Cool curing: UV LED
Published: 23 July 2013 | No comments yet
There are many advantages of UV LED curing technology in terms of capabilities, economics and environmental benefits. Sara Jennings, customer programme manager, Phoseon Technology, explains.
UV LED curing refers to a technique that utilises energy output from light emitting diodes (LEDs) in the ultraviolet (UV) spectrum to treat inks, coatings, adhesives and other UV curable materials.
The energy generated by the ultraviolet light triggers a chain reaction resulting in polymerisation of the material thus hardening (or curing) the material.
Traditionally, mercury-based UV lamps have been utilised for curing, but now more energy efficient and environmentally friendly LED-based UV technology has proven a superior solution to the printing industry. LED curing technology uses semiconductorbased LEDs to project UV light when an electric current is passed through them.
When an LED is forward-biased, electrons are able to recombine with electron holes within the device thus releasing energy in the form of photons. The colour of the light emitted or corresponding energy of the photon is determined by the energy gap of the semiconductor material.
More and more end users are adopting UV curing using LED instead of mercury arc lamps because of the substantial benefits. Customers who have purchased UV LED curing printers have discovered they can print on a far wider range of materials than they could with mercury UV technology.
Printer manufacturers are finding they can design smaller devices with the smaller UV LED systems, and as these pose fewer heat dissipation challenges, can be used for short runs, print on demand and even personalisation of objects.
UV LED curing offers advanced capabilities, economic and environmental advantages beyond anything available on the market today. UV LED lights have a narrow spectral output centred on a specific wavelength, +/- 5 nano metres (nm).
LEDs are a solid state device; they can be built with various wavelength diodes including but not limited to, 395nm, 365nm, 385nm, 405nm and 410nm, unlike broad spectrum of wavelength range output by Hg-based lamps. This monochromatic distribution (see chart below) requires new chemical formulations to ensure proper curing of UV materials (ink). Currently, the most popular wavelength is 395nm, with 365nm being used in specific applications.
Ink formulation for LED technology has evolved significantly, and today, there are a growing number of suppliers developing narrow web inks that work well with LED technology.
As the technology has become more powerful and more compatible inks are available, this has resulted in substantial advanced capabilities for UV printing.

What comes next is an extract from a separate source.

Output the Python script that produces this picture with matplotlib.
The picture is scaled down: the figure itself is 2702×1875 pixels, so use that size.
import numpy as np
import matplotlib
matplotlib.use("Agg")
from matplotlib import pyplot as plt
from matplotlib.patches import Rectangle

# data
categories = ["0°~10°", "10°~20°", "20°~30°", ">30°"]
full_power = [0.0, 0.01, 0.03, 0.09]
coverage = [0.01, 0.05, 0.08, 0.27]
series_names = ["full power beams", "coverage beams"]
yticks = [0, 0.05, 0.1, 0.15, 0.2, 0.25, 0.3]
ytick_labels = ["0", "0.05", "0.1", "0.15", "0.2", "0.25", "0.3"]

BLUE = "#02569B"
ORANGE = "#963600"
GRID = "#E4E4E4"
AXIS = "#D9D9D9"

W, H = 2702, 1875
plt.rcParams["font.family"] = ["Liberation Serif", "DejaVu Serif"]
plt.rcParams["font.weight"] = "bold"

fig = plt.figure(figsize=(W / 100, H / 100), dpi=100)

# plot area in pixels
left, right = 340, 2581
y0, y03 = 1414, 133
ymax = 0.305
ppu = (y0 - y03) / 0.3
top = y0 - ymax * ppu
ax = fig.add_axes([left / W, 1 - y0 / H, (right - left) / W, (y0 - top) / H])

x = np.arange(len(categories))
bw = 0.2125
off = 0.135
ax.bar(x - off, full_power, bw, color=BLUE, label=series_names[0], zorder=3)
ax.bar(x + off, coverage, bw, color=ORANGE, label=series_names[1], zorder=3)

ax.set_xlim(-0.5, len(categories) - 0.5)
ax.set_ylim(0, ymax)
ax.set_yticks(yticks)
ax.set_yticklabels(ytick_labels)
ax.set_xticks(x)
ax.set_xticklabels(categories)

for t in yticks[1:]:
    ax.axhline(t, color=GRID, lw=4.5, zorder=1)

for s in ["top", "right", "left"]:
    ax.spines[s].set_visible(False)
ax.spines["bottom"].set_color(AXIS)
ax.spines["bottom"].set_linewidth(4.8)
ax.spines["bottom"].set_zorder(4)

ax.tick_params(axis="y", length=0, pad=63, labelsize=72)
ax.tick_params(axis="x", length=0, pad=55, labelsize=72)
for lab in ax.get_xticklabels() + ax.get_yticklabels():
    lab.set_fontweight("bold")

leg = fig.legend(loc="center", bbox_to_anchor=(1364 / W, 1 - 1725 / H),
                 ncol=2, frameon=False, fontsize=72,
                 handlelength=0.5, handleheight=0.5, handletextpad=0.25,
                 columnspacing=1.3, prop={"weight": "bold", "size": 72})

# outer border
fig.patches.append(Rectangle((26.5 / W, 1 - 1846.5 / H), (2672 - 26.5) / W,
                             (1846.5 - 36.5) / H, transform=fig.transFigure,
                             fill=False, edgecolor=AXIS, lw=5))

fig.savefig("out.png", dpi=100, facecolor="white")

Material suppliers have responded to the demand and challenge from the printing world to formulate raw materials that absorb energy corresponding to the wavelength of UV LED light sources.

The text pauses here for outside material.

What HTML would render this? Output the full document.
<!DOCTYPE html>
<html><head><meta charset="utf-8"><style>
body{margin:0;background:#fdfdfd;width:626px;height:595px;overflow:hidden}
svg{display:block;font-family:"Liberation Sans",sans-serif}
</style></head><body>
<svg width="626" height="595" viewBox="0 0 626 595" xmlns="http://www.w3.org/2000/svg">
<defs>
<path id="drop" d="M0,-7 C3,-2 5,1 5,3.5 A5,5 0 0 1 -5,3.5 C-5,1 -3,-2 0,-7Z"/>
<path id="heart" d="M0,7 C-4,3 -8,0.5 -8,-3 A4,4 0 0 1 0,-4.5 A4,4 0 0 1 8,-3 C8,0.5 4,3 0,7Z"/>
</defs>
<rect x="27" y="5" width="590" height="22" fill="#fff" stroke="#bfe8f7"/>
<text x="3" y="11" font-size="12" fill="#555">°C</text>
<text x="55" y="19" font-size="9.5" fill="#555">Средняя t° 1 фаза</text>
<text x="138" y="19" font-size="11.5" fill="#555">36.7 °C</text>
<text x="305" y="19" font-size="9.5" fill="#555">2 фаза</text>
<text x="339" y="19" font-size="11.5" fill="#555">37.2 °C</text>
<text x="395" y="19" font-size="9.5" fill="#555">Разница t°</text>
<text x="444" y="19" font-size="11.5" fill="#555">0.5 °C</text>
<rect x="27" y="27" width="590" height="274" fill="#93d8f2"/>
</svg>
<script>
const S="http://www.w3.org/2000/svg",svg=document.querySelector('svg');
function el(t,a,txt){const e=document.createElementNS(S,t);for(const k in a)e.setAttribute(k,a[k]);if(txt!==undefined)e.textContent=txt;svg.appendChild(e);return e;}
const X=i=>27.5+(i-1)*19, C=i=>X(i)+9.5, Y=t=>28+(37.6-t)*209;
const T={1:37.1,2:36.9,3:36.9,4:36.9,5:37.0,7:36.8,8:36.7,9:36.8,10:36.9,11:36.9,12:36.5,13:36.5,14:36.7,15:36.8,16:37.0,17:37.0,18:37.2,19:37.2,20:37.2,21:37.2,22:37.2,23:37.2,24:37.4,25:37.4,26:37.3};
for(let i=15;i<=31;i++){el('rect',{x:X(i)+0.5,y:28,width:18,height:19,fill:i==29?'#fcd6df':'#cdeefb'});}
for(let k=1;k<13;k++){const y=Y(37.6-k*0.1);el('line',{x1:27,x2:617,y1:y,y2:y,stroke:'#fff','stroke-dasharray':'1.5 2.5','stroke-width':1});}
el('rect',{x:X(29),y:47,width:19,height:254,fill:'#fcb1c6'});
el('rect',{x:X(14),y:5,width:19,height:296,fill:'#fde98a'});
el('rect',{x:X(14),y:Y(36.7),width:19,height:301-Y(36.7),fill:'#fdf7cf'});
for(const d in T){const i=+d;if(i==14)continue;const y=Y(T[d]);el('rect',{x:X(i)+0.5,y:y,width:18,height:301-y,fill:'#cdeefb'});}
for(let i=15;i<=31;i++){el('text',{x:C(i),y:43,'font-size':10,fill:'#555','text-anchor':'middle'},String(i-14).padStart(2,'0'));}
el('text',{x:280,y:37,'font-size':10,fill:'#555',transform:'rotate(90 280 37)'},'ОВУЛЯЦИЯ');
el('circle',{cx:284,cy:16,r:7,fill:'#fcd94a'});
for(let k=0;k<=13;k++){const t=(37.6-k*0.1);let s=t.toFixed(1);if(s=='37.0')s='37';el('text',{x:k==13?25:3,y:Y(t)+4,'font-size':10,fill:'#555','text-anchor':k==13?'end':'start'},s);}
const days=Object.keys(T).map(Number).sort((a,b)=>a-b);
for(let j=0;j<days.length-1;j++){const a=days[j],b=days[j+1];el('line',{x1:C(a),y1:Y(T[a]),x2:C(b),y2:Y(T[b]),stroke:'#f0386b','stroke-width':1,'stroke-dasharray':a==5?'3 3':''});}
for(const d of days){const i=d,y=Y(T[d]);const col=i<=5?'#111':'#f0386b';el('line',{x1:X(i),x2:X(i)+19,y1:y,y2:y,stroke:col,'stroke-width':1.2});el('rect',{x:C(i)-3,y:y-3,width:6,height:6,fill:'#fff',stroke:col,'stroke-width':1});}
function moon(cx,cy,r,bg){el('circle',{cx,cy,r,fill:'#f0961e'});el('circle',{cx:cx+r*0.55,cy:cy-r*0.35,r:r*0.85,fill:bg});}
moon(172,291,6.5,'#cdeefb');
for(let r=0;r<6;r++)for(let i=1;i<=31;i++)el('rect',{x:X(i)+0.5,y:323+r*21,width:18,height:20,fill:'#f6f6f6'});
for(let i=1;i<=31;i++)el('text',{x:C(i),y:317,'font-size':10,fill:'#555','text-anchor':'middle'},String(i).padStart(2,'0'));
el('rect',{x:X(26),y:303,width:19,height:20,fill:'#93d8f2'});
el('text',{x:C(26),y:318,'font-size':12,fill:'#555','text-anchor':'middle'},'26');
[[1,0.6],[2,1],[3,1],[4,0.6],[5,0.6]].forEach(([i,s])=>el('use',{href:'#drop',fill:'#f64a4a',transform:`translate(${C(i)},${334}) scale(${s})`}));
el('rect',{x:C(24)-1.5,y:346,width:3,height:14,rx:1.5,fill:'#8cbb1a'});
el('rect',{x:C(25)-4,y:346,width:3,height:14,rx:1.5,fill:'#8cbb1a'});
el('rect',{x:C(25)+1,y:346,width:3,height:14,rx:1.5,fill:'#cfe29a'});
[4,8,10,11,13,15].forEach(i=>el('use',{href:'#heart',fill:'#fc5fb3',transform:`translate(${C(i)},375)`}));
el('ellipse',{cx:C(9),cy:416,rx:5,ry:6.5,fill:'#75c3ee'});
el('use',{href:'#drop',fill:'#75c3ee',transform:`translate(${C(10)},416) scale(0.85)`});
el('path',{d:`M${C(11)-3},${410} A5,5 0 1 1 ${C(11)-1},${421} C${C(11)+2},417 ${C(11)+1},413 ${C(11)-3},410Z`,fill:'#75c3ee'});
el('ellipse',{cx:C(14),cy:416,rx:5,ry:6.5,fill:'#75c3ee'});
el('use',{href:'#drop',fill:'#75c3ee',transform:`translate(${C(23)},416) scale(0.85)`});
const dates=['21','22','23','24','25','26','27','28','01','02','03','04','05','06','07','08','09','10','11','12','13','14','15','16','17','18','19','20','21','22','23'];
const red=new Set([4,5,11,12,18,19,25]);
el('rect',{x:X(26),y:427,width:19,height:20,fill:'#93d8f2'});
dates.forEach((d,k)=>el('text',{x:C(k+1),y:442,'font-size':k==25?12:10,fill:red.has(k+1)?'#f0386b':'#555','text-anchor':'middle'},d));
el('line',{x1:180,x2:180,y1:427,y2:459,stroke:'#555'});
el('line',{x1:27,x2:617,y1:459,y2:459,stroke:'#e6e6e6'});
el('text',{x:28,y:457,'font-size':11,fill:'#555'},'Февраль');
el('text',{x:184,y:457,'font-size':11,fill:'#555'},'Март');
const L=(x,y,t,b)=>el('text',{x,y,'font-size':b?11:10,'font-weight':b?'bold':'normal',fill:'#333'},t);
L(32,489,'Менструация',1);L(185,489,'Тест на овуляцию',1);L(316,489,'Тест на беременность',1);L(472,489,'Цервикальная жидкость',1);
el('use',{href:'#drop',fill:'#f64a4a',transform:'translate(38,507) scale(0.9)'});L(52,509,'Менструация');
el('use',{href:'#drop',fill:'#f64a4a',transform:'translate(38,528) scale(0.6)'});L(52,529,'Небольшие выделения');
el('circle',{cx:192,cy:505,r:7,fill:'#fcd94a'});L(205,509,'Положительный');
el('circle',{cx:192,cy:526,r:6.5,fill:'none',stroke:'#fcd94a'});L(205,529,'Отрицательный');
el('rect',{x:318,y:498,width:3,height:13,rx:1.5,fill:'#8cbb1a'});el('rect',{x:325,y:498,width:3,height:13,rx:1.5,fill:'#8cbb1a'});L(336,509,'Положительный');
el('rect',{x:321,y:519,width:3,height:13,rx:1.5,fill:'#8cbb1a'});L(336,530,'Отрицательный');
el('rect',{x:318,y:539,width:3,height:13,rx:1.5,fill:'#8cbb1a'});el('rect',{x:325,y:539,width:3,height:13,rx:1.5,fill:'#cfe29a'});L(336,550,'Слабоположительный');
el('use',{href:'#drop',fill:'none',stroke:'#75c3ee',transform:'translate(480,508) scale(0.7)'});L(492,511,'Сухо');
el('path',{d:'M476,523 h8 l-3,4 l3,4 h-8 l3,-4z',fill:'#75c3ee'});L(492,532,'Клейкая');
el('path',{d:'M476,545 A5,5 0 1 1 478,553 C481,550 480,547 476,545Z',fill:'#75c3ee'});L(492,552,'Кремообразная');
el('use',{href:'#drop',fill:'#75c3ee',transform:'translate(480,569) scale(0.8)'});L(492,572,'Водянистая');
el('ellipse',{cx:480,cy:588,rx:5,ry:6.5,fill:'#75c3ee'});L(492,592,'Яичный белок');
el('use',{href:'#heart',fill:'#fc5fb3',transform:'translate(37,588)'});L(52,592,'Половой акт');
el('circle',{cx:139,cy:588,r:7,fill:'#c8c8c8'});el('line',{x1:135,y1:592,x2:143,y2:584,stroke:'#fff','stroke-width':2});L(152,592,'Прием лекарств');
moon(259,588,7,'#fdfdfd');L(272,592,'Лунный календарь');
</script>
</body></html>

One of the key ingredients in the chemical formulation is a photoinitiator that serves as a catalyst to initiate the polymerisation process when exposed to narrow spectrum UV LED energy.
With the continued widespread acceptance of UV LED systems, availability of suitable base materials continues to grow. The driving factors in advancement of chemistry of raw materials are increased capability and cost effectiveness of commercially available UV LED light sources.